→ **Exercise aim**: Locate the string "page" throughout the material and copy every line in which it occurs.

→ **Material supplied**:
>>>

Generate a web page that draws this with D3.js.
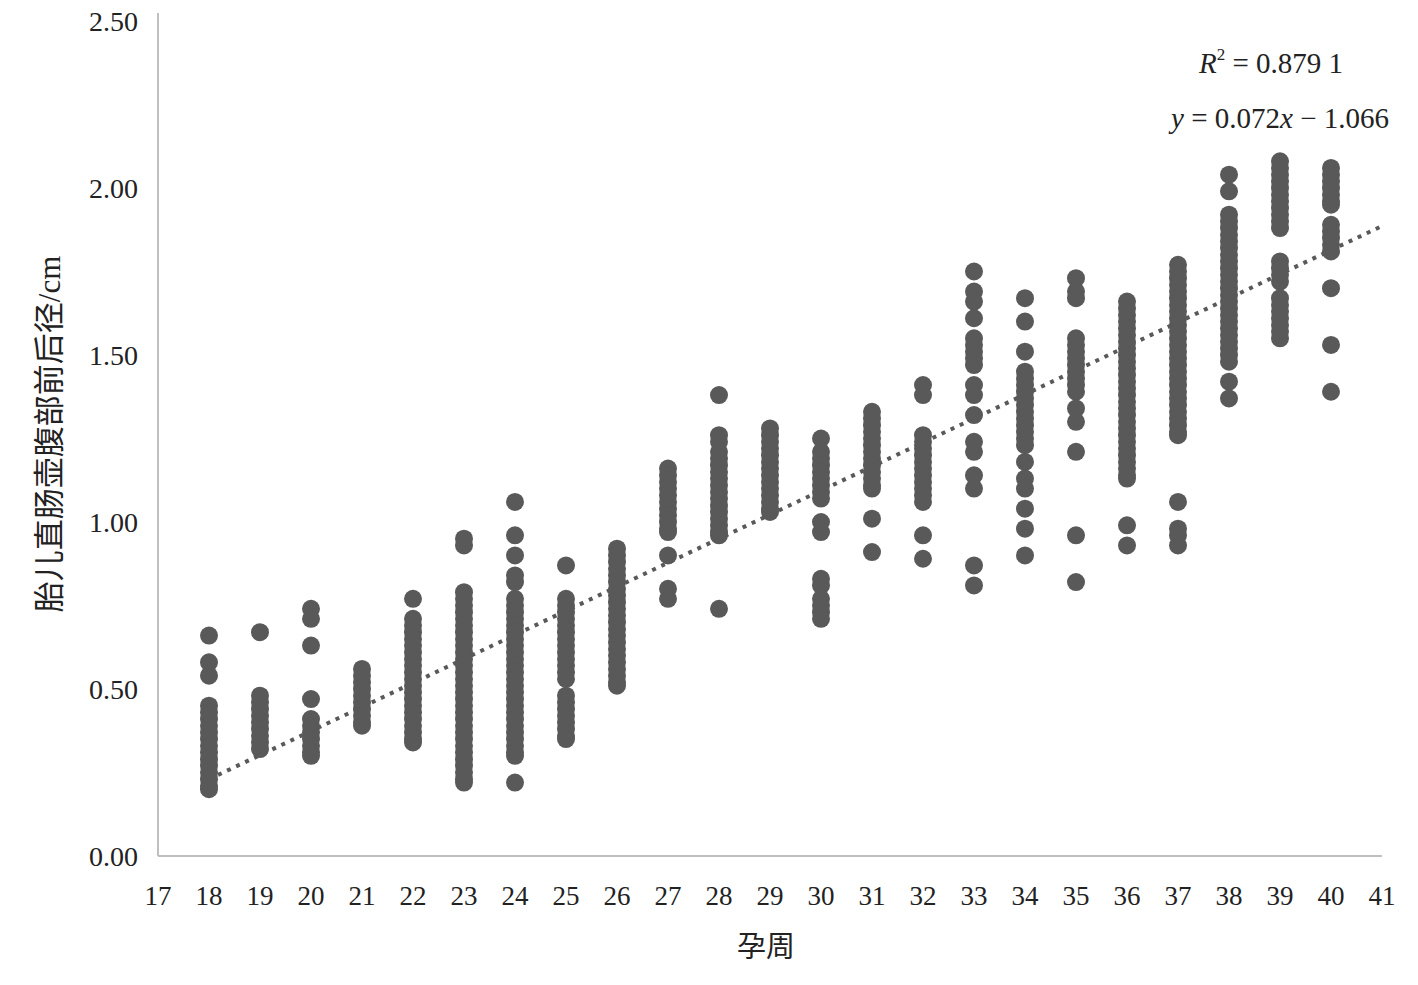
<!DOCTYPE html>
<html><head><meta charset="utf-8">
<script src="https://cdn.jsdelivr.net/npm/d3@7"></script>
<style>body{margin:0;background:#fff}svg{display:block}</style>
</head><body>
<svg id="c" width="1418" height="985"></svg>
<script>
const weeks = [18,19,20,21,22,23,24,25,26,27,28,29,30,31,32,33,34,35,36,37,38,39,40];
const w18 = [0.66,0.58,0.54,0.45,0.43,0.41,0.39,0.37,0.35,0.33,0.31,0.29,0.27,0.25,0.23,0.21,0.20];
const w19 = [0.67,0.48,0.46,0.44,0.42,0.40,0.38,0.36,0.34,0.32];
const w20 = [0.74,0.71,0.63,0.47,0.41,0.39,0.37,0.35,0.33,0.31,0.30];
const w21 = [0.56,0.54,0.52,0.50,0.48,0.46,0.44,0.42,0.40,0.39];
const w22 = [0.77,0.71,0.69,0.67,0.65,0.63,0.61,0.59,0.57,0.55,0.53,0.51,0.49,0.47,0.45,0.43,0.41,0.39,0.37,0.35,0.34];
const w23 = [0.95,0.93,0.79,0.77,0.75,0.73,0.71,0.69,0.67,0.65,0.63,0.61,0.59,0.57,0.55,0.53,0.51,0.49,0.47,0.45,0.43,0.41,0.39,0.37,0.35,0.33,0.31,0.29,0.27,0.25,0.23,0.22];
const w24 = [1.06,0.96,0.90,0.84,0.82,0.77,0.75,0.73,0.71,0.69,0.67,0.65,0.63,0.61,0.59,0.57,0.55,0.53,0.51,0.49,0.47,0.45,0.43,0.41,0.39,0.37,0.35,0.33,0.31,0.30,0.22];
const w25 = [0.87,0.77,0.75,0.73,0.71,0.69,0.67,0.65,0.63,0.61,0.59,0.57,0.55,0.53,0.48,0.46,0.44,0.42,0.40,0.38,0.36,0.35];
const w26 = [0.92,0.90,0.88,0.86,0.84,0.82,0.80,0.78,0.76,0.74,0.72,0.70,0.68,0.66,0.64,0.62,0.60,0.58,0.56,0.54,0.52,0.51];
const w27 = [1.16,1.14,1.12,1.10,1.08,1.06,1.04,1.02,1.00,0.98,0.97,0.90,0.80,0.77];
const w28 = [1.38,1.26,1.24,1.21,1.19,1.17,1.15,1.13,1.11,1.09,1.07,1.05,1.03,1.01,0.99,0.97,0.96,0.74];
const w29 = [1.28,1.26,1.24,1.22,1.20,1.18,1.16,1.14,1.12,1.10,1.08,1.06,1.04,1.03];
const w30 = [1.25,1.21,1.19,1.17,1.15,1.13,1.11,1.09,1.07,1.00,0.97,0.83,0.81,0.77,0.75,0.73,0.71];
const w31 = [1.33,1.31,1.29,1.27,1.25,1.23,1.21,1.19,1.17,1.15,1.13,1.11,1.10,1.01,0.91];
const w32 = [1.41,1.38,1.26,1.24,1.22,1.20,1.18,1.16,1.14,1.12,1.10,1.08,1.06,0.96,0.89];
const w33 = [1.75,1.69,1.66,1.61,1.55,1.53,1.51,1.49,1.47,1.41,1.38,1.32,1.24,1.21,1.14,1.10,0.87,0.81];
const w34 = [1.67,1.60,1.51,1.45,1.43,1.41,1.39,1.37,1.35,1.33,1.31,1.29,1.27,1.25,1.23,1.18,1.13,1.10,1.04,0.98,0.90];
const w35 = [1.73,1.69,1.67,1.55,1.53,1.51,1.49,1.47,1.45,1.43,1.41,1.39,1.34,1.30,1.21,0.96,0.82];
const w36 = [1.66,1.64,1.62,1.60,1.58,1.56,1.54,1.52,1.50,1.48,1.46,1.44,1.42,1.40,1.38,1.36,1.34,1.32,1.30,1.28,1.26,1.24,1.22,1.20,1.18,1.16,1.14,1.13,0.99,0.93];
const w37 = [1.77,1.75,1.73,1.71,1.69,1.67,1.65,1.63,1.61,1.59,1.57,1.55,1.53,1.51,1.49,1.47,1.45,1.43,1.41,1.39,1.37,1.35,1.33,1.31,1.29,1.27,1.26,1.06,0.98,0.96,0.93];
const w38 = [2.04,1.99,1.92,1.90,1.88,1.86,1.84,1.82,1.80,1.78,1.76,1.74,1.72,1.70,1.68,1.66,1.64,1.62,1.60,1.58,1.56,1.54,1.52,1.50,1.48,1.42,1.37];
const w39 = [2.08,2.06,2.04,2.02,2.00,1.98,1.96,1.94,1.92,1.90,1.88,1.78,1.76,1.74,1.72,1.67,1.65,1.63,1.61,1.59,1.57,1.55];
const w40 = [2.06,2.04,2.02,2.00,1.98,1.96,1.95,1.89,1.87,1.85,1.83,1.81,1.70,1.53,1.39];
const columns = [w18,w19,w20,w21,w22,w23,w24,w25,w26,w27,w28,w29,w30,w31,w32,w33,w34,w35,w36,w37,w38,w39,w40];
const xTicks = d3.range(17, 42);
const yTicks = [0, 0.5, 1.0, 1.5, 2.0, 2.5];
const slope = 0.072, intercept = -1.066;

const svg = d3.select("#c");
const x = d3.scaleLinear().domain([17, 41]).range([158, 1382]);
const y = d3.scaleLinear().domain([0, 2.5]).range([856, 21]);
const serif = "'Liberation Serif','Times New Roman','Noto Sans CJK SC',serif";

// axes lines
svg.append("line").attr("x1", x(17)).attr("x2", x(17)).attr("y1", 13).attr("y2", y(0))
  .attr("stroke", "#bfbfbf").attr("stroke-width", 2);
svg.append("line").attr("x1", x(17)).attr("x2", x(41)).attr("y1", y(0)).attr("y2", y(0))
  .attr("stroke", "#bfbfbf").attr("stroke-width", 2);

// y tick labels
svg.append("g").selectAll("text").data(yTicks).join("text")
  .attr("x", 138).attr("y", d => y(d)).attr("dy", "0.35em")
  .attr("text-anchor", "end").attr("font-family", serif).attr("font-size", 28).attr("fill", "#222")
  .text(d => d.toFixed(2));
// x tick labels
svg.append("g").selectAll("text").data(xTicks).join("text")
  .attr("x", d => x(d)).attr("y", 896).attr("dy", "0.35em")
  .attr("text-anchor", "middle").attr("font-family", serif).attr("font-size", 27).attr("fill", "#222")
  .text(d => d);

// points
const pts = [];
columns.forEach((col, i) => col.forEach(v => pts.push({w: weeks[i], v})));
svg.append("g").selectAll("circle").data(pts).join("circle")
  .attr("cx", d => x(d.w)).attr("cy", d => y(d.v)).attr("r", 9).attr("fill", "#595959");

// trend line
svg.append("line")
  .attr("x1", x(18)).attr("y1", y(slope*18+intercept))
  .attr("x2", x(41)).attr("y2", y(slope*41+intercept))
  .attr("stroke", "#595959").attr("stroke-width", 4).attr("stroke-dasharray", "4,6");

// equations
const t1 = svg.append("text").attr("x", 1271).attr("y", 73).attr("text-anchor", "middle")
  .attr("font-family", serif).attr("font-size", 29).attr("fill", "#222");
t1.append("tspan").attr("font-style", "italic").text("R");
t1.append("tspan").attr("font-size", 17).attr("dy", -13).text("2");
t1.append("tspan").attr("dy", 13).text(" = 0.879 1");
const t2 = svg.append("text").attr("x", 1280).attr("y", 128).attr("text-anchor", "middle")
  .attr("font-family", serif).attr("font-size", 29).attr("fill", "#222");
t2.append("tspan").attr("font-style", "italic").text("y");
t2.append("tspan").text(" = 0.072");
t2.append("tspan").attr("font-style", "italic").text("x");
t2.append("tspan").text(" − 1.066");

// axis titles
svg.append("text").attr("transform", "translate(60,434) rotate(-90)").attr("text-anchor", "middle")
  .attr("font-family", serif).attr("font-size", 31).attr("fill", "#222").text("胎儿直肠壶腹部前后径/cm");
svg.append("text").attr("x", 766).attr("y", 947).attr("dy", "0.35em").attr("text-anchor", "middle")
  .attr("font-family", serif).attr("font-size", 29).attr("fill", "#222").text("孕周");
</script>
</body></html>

<<<
>>>

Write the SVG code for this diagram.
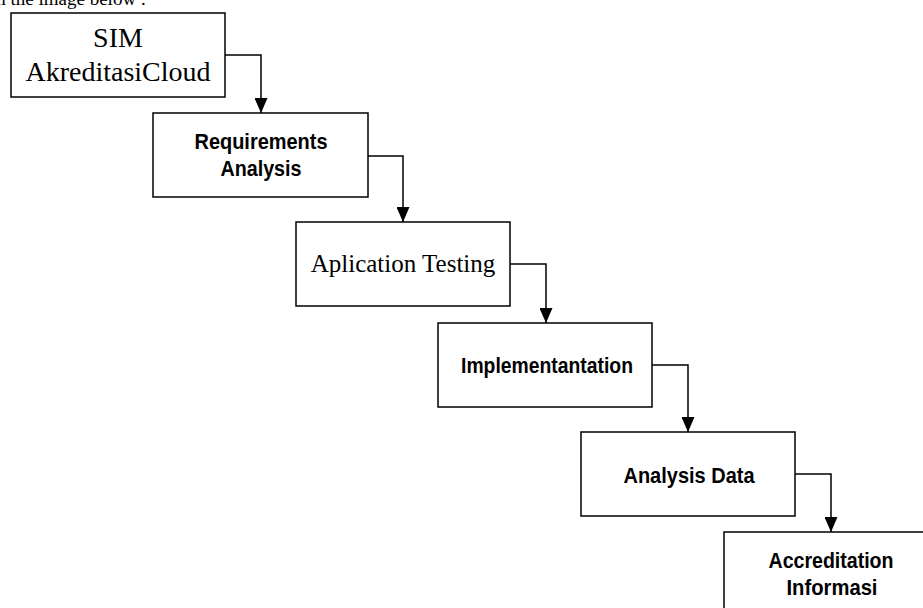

<<<
>>>

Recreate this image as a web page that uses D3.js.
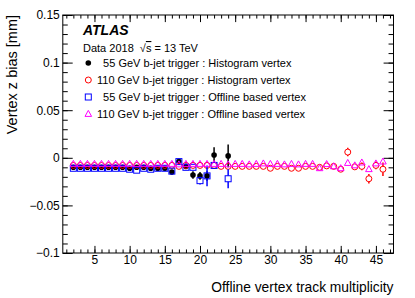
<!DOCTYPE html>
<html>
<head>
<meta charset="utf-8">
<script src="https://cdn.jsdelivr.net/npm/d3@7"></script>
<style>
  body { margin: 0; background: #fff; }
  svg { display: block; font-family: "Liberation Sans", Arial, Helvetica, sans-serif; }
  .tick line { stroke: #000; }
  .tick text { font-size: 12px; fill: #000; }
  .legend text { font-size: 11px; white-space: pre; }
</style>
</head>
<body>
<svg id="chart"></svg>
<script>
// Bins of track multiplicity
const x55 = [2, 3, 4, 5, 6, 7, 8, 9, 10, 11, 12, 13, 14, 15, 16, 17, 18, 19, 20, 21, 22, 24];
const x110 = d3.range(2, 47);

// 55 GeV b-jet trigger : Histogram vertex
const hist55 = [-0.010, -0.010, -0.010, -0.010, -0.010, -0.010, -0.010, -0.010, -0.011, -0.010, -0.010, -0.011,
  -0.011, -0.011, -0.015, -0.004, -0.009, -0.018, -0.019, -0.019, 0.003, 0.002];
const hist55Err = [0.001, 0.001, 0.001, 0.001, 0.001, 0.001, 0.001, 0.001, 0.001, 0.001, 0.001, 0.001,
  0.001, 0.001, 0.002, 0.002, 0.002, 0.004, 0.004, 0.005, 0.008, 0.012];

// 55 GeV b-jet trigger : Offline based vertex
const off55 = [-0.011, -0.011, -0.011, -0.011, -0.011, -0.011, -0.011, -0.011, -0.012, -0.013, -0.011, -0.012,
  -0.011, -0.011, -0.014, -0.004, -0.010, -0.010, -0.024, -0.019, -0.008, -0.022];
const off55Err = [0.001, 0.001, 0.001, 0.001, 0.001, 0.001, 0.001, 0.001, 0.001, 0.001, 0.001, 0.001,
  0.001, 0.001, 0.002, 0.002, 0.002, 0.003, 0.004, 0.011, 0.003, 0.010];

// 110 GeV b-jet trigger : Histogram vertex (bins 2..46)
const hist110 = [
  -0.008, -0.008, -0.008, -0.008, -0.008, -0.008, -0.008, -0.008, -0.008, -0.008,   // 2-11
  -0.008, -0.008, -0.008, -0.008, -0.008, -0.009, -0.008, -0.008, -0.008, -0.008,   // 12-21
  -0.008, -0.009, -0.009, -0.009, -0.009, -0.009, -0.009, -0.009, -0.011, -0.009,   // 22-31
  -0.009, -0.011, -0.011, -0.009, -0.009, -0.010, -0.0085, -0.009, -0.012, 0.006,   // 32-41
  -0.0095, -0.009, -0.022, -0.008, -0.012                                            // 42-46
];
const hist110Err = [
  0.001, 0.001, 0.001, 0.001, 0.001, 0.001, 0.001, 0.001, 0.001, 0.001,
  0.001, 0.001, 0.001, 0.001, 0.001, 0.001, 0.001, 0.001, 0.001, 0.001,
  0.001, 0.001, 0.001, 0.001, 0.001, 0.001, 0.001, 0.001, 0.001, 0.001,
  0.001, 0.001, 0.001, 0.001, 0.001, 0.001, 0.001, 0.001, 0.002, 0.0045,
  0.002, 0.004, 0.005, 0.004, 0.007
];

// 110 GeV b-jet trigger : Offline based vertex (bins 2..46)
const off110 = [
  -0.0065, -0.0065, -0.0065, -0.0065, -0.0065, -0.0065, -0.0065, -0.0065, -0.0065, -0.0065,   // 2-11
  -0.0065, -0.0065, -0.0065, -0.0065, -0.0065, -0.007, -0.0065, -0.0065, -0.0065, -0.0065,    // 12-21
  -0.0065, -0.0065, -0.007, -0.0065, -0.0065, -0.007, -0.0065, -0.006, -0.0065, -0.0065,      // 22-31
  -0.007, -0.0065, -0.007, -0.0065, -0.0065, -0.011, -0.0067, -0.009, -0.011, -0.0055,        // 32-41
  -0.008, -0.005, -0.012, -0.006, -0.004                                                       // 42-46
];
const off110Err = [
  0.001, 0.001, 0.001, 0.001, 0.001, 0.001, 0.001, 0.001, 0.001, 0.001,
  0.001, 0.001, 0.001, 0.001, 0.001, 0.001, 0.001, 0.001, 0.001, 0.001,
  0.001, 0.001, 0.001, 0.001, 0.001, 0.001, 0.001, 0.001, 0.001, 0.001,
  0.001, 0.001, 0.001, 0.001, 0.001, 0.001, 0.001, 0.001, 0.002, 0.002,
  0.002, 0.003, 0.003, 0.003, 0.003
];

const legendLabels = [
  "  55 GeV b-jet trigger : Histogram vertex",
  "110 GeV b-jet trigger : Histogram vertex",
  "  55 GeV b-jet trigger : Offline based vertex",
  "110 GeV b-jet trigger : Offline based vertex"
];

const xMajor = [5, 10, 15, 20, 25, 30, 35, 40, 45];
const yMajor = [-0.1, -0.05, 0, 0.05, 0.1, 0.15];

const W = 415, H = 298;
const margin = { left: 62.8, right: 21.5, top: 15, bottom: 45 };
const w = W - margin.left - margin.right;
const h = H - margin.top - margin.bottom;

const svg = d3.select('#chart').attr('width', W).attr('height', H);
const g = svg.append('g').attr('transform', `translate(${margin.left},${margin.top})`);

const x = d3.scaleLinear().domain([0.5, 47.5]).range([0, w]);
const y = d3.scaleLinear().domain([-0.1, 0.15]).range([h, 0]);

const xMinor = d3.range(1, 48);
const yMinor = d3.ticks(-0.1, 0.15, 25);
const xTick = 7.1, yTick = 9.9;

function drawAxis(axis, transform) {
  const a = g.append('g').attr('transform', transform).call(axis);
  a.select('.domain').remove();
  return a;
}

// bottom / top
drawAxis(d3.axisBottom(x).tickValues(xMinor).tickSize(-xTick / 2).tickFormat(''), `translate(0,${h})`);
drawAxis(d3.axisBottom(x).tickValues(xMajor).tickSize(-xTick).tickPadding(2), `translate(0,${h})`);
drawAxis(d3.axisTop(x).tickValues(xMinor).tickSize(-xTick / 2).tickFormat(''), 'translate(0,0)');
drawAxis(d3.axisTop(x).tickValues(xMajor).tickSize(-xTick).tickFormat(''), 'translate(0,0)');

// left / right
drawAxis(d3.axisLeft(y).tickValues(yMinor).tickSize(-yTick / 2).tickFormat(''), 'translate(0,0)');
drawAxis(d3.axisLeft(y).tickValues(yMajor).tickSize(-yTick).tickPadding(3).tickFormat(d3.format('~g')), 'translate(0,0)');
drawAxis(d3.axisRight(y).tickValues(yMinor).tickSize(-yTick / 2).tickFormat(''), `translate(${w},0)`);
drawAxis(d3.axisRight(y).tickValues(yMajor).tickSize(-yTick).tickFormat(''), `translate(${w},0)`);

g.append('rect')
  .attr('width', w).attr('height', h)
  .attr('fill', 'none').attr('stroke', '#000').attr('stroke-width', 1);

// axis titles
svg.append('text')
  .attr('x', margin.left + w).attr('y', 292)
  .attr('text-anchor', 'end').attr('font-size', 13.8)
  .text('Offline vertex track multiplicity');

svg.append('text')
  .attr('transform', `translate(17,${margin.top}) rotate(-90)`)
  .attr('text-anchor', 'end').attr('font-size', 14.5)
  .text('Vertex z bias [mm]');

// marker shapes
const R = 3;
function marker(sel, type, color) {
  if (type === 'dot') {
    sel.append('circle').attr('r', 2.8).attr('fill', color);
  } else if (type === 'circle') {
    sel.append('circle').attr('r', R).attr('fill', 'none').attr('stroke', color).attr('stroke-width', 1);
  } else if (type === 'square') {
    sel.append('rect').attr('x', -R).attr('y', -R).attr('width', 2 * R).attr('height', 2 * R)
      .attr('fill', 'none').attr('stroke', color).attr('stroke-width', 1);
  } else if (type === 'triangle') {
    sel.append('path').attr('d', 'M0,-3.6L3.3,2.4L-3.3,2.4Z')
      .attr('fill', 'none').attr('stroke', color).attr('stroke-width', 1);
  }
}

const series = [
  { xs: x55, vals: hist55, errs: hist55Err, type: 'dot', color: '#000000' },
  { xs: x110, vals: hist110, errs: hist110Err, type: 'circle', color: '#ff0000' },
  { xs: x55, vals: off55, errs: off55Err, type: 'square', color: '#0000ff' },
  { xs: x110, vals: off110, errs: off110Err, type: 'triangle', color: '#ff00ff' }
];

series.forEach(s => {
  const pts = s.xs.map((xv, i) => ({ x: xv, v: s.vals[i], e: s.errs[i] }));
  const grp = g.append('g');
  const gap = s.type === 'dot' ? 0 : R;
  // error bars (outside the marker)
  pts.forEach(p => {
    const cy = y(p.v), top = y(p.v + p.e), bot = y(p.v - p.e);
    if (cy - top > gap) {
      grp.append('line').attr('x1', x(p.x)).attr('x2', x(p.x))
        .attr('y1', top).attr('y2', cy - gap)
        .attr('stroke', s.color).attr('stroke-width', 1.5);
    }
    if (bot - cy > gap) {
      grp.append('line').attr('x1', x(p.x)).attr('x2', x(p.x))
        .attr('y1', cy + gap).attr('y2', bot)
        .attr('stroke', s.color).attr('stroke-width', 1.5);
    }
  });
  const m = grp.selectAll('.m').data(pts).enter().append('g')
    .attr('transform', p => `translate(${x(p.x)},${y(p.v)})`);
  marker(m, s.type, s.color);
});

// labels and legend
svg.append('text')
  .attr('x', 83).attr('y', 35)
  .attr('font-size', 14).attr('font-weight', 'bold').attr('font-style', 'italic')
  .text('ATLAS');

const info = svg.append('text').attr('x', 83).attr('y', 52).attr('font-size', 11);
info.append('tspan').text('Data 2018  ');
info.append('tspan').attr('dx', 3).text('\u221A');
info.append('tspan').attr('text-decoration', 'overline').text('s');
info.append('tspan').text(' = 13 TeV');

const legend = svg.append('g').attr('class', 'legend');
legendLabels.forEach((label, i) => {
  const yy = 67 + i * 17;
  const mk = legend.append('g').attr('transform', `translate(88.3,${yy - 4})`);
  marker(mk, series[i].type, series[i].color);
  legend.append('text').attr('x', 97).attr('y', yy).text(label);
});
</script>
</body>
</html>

<<<

→ **Result**:
Generate a web page that draws this with D3.js.
Recreate this image as a web page that uses D3.js.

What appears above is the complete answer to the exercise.